** EXERCISE **
Skip all pictures. Write out the data below from its first line through the line that contains "(0,0) rectangle (659,326);".

====== GIVEN MATERIAL

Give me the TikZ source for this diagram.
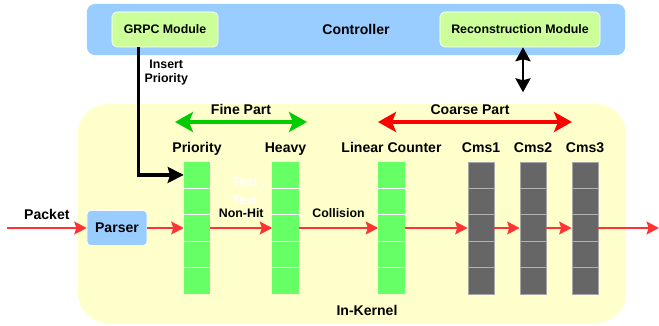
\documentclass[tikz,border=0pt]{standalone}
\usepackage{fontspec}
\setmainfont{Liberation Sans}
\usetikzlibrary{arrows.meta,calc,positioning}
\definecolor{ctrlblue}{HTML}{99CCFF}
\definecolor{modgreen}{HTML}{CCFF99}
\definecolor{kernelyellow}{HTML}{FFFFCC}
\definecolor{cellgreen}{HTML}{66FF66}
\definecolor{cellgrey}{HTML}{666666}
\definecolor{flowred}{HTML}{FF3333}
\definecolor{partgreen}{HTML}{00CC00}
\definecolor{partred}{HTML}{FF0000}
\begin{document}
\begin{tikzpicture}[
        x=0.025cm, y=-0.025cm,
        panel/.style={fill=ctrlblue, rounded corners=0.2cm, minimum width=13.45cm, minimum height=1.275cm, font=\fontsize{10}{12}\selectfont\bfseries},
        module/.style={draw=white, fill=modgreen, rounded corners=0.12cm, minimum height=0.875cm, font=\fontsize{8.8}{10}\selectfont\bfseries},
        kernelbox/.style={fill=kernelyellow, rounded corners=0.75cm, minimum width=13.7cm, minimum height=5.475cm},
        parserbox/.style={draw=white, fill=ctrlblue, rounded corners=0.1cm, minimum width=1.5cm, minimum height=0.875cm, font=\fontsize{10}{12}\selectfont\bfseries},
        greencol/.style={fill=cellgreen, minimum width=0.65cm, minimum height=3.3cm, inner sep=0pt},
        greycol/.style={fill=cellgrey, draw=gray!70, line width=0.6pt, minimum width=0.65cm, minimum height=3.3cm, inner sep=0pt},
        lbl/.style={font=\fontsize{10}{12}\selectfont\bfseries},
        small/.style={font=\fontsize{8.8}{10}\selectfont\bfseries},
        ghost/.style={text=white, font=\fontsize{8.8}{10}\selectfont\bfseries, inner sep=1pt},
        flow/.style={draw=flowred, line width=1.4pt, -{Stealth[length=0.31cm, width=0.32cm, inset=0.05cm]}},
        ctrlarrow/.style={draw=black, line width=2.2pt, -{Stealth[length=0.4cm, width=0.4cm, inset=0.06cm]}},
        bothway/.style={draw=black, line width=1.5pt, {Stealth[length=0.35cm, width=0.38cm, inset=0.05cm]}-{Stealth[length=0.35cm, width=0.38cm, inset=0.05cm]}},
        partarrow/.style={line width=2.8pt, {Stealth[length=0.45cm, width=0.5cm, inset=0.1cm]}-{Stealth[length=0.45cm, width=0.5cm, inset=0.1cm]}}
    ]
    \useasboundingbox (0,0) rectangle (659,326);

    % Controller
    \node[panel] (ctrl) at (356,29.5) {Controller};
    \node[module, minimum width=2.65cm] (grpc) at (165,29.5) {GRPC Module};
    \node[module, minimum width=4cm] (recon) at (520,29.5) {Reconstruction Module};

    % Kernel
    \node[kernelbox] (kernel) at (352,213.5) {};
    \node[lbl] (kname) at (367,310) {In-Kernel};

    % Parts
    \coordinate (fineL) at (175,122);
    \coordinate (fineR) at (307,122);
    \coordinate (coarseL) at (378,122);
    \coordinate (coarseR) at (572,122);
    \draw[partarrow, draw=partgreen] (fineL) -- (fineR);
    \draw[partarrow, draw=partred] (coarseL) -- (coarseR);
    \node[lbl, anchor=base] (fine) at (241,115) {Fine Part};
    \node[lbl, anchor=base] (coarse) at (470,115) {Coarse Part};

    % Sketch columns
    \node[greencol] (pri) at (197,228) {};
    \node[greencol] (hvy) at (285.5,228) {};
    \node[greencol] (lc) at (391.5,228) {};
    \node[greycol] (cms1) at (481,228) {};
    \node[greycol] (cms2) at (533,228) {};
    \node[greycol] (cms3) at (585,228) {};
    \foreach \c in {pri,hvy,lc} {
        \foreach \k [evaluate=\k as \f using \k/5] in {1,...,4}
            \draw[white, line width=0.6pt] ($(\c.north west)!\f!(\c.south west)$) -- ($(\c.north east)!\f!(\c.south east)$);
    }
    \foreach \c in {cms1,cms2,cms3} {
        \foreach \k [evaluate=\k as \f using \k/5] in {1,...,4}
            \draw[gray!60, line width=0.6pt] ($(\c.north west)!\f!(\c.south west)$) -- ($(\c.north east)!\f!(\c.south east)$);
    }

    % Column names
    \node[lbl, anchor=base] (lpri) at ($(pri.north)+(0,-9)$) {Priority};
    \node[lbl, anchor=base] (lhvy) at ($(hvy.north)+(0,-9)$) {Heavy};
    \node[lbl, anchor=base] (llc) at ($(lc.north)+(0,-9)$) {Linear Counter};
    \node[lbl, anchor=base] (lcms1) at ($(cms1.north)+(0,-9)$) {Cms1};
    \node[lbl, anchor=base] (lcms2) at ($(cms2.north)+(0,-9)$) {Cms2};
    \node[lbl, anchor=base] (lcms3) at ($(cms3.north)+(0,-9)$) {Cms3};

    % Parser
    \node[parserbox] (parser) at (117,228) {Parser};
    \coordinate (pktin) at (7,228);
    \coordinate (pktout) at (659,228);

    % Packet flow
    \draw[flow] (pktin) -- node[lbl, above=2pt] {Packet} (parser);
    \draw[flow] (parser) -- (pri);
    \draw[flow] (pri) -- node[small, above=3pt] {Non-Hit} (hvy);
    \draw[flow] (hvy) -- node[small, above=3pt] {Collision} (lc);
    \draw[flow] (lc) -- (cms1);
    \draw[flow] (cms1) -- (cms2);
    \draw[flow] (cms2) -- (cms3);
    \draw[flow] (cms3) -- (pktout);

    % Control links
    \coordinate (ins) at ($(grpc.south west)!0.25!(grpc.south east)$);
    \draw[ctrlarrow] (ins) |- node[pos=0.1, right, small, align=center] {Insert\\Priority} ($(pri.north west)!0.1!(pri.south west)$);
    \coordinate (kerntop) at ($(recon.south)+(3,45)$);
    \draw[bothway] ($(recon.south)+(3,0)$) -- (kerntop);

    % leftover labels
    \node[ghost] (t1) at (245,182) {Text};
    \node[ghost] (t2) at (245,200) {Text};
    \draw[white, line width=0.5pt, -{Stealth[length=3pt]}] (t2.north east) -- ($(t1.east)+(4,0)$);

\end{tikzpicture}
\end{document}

============

** RESULT FOR THIS TASK **
Give me the TikZ source for this diagram.
\documentclass[tikz,border=0pt]{standalone}
\usepackage{fontspec}
\setmainfont{Liberation Sans}
\usetikzlibrary{arrows.meta,calc,positioning}
\definecolor{ctrlblue}{HTML}{99CCFF}
\definecolor{modgreen}{HTML}{CCFF99}
\definecolor{kernelyellow}{HTML}{FFFFCC}
\definecolor{cellgreen}{HTML}{66FF66}
\definecolor{cellgrey}{HTML}{666666}
\definecolor{flowred}{HTML}{FF3333}
\definecolor{partgreen}{HTML}{00CC00}
\definecolor{partred}{HTML}{FF0000}
\begin{document}
\begin{tikzpicture}[
        x=0.025cm, y=-0.025cm,
        panel/.style={fill=ctrlblue, rounded corners=0.2cm, minimum width=13.45cm, minimum height=1.275cm, font=\fontsize{10}{12}\selectfont\bfseries},
        module/.style={draw=white, fill=modgreen, rounded corners=0.12cm, minimum height=0.875cm, font=\fontsize{8.8}{10}\selectfont\bfseries},
        kernelbox/.style={fill=kernelyellow, rounded corners=0.75cm, minimum width=13.7cm, minimum height=5.475cm},
        parserbox/.style={draw=white, fill=ctrlblue, rounded corners=0.1cm, minimum width=1.5cm, minimum height=0.875cm, font=\fontsize{10}{12}\selectfont\bfseries},
        greencol/.style={fill=cellgreen, minimum width=0.65cm, minimum height=3.3cm, inner sep=0pt},
        greycol/.style={fill=cellgrey, draw=gray!70, line width=0.6pt, minimum width=0.65cm, minimum height=3.3cm, inner sep=0pt},
        lbl/.style={font=\fontsize{10}{12}\selectfont\bfseries},
        small/.style={font=\fontsize{8.8}{10}\selectfont\bfseries},
        ghost/.style={text=white, font=\fontsize{8.8}{10}\selectfont\bfseries, inner sep=1pt},
        flow/.style={draw=flowred, line width=1.4pt, -{Stealth[length=0.31cm, width=0.32cm, inset=0.05cm]}},
        ctrlarrow/.style={draw=black, line width=2.2pt, -{Stealth[length=0.4cm, width=0.4cm, inset=0.06cm]}},
        bothway/.style={draw=black, line width=1.5pt, {Stealth[length=0.35cm, width=0.38cm, inset=0.05cm]}-{Stealth[length=0.35cm, width=0.38cm, inset=0.05cm]}},
        partarrow/.style={line width=2.8pt, {Stealth[length=0.45cm, width=0.5cm, inset=0.1cm]}-{Stealth[length=0.45cm, width=0.5cm, inset=0.1cm]}}
    ]
    \useasboundingbox (0,0) rectangle (659,326);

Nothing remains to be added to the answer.